Thanks to a suggestion made by a Jewish Quaker inspired by a controversy about my Quaker meeting giving me a grant for my photo project about Israel and Palestine, a small group of us have been meeting for nearly one year, the Israel-Palestine Working Group at Friends Meeting at Cambridge. Future unknown but promising.

Who but we will speak out?

When the Nazis came for the communists,
I remained silent;
I was not a communist.

When they locked up the social democrats,
I remained silent;
I was not a social democrat.

When they came for the trade unionists,
I did not speak out;
I was not a trade unionist.

When they came for me,
there was no one left to speak out.

--Original version by Pastor Martin Niemöller translated from the German (1892-1984)

Or

First they came for the Socialists, and I did not speak out because I was not a Socialist.

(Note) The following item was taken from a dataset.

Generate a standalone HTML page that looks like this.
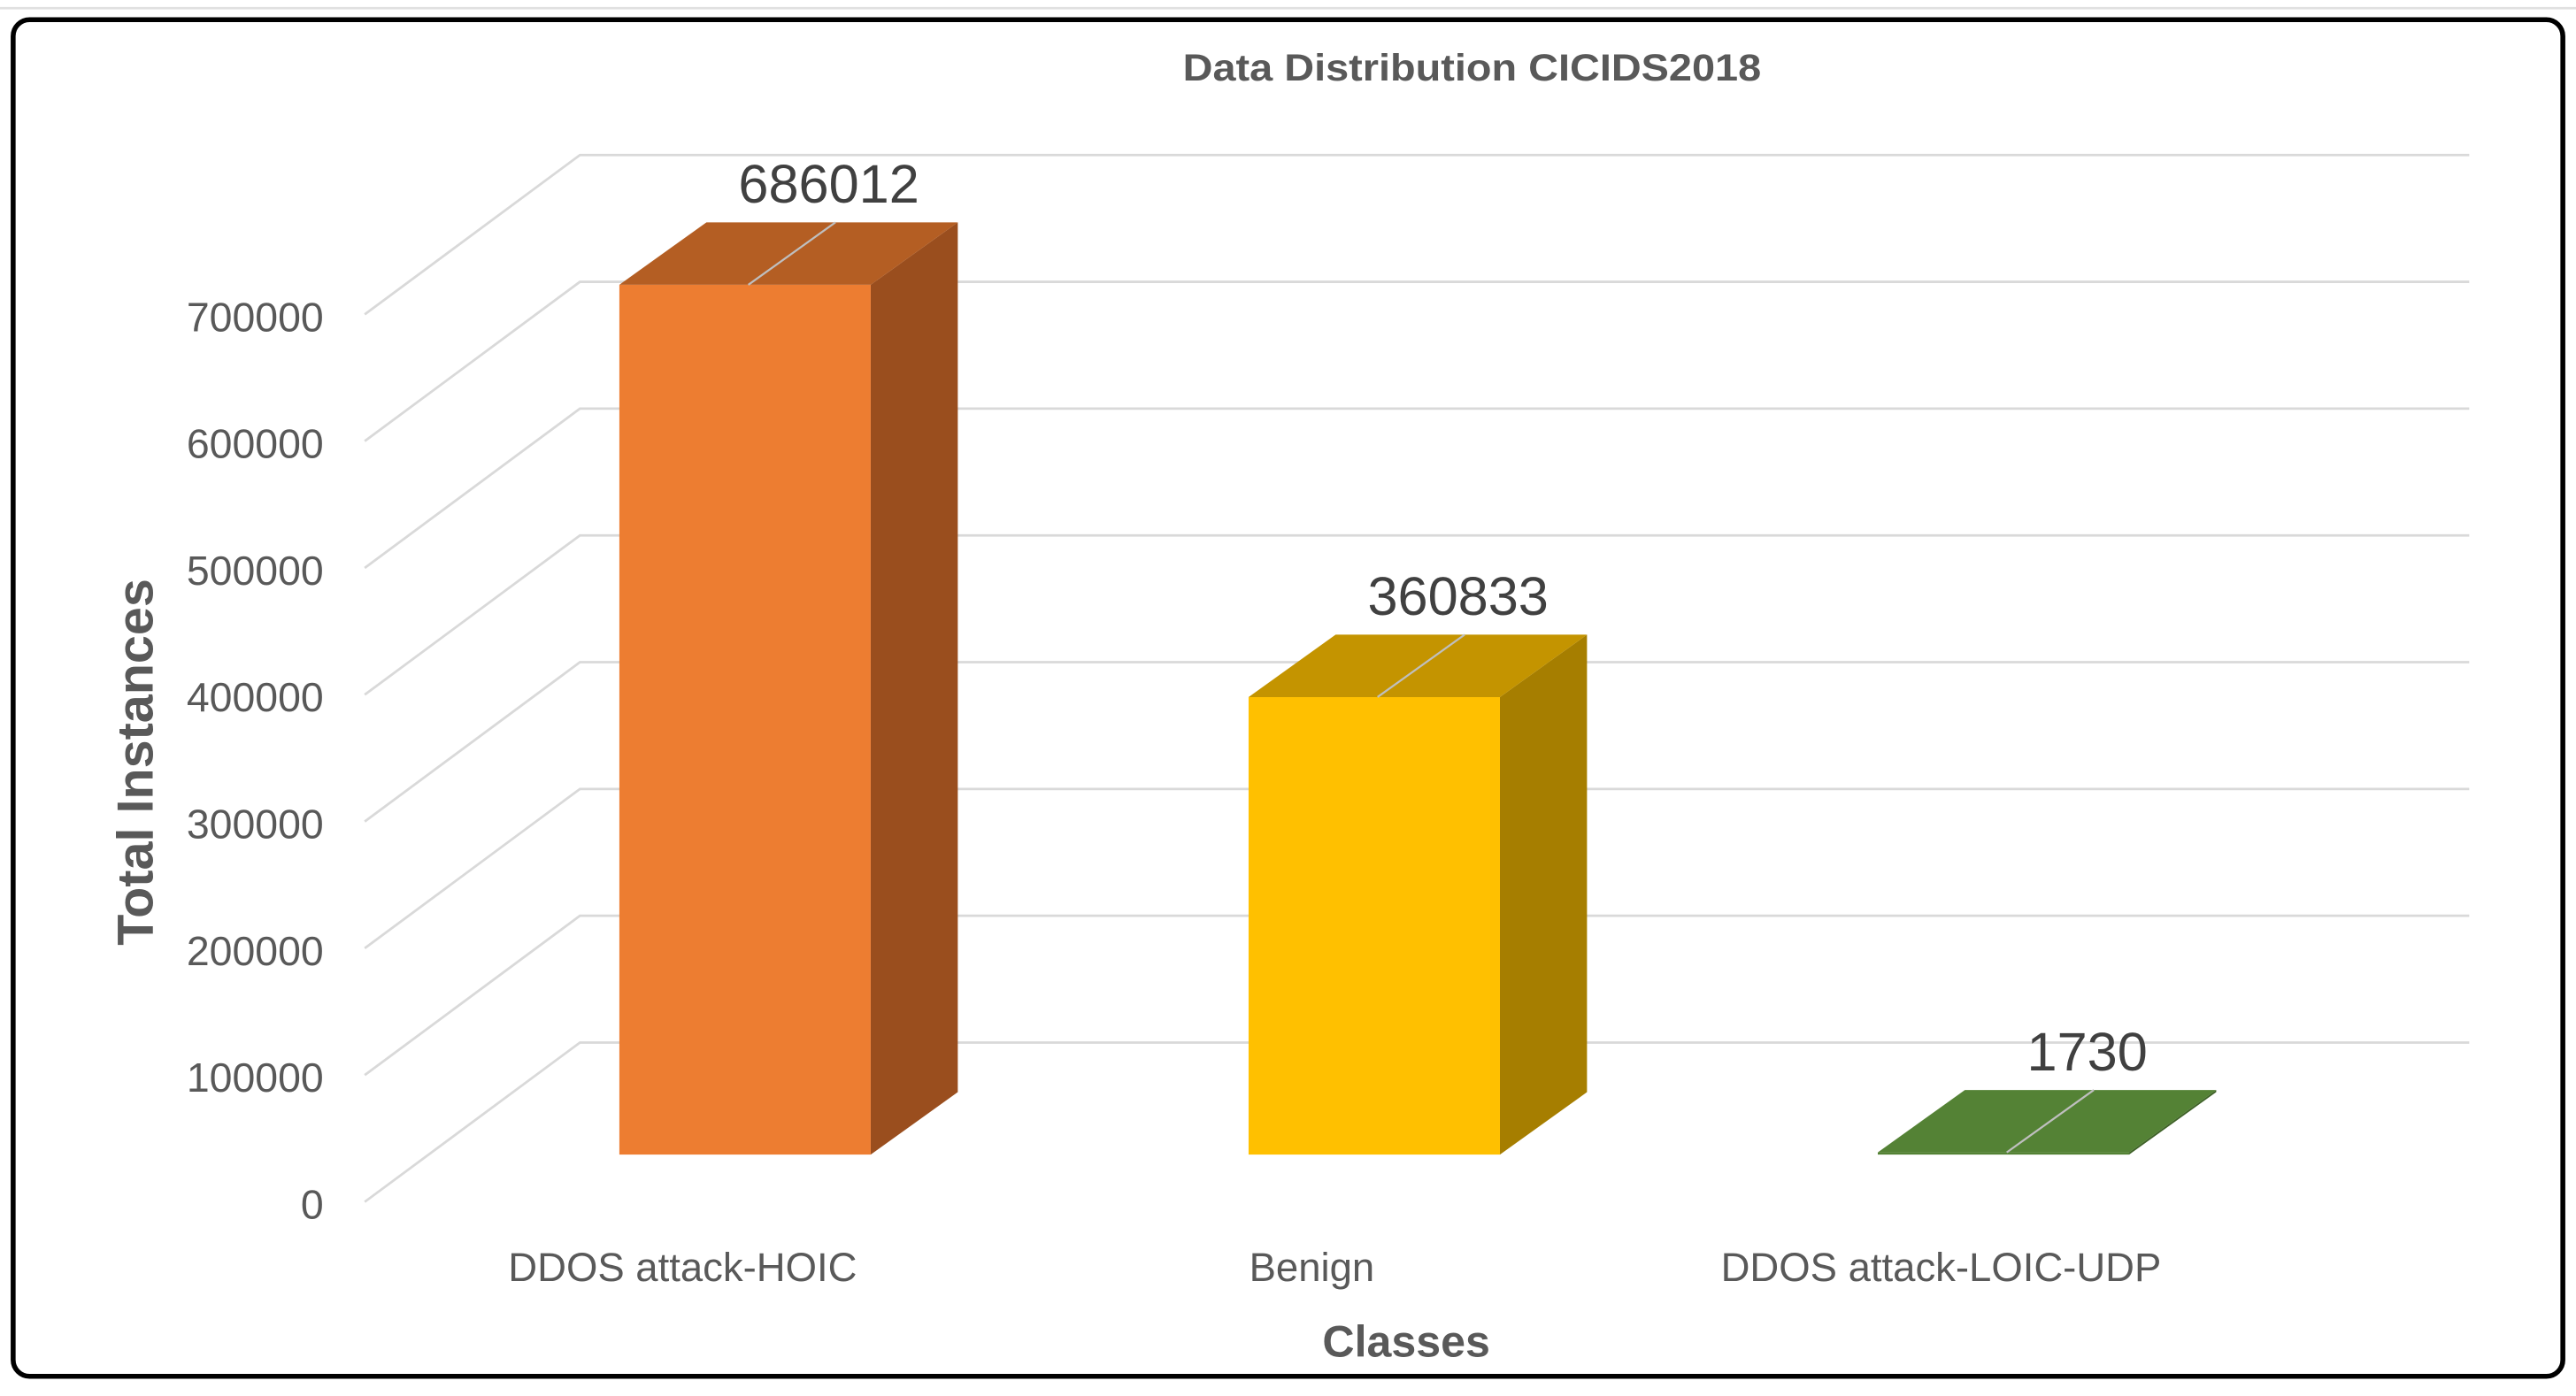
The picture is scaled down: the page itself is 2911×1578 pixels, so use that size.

Then they came for the Trade Unionists, and I did not speak out because I was not a Trade Unionist.

Then they came for the Jews, and I did not speak out because I was not a Jew.

Then they came for me - and there was no one left to speak for me.

--The version inscribed at the United States Holocaust Memorial Museum
in Washington D.C.

Skip Schiel is an activist photographer and teacher, with various projects about social justice, as well as the earth. He co-clerks the Racial, Social, and Economic Justice committee of New England Yearly Meeting, and serves on the Youth Program Committee and Israel-Palestine Working Group at Friends Meeting at Cambridge.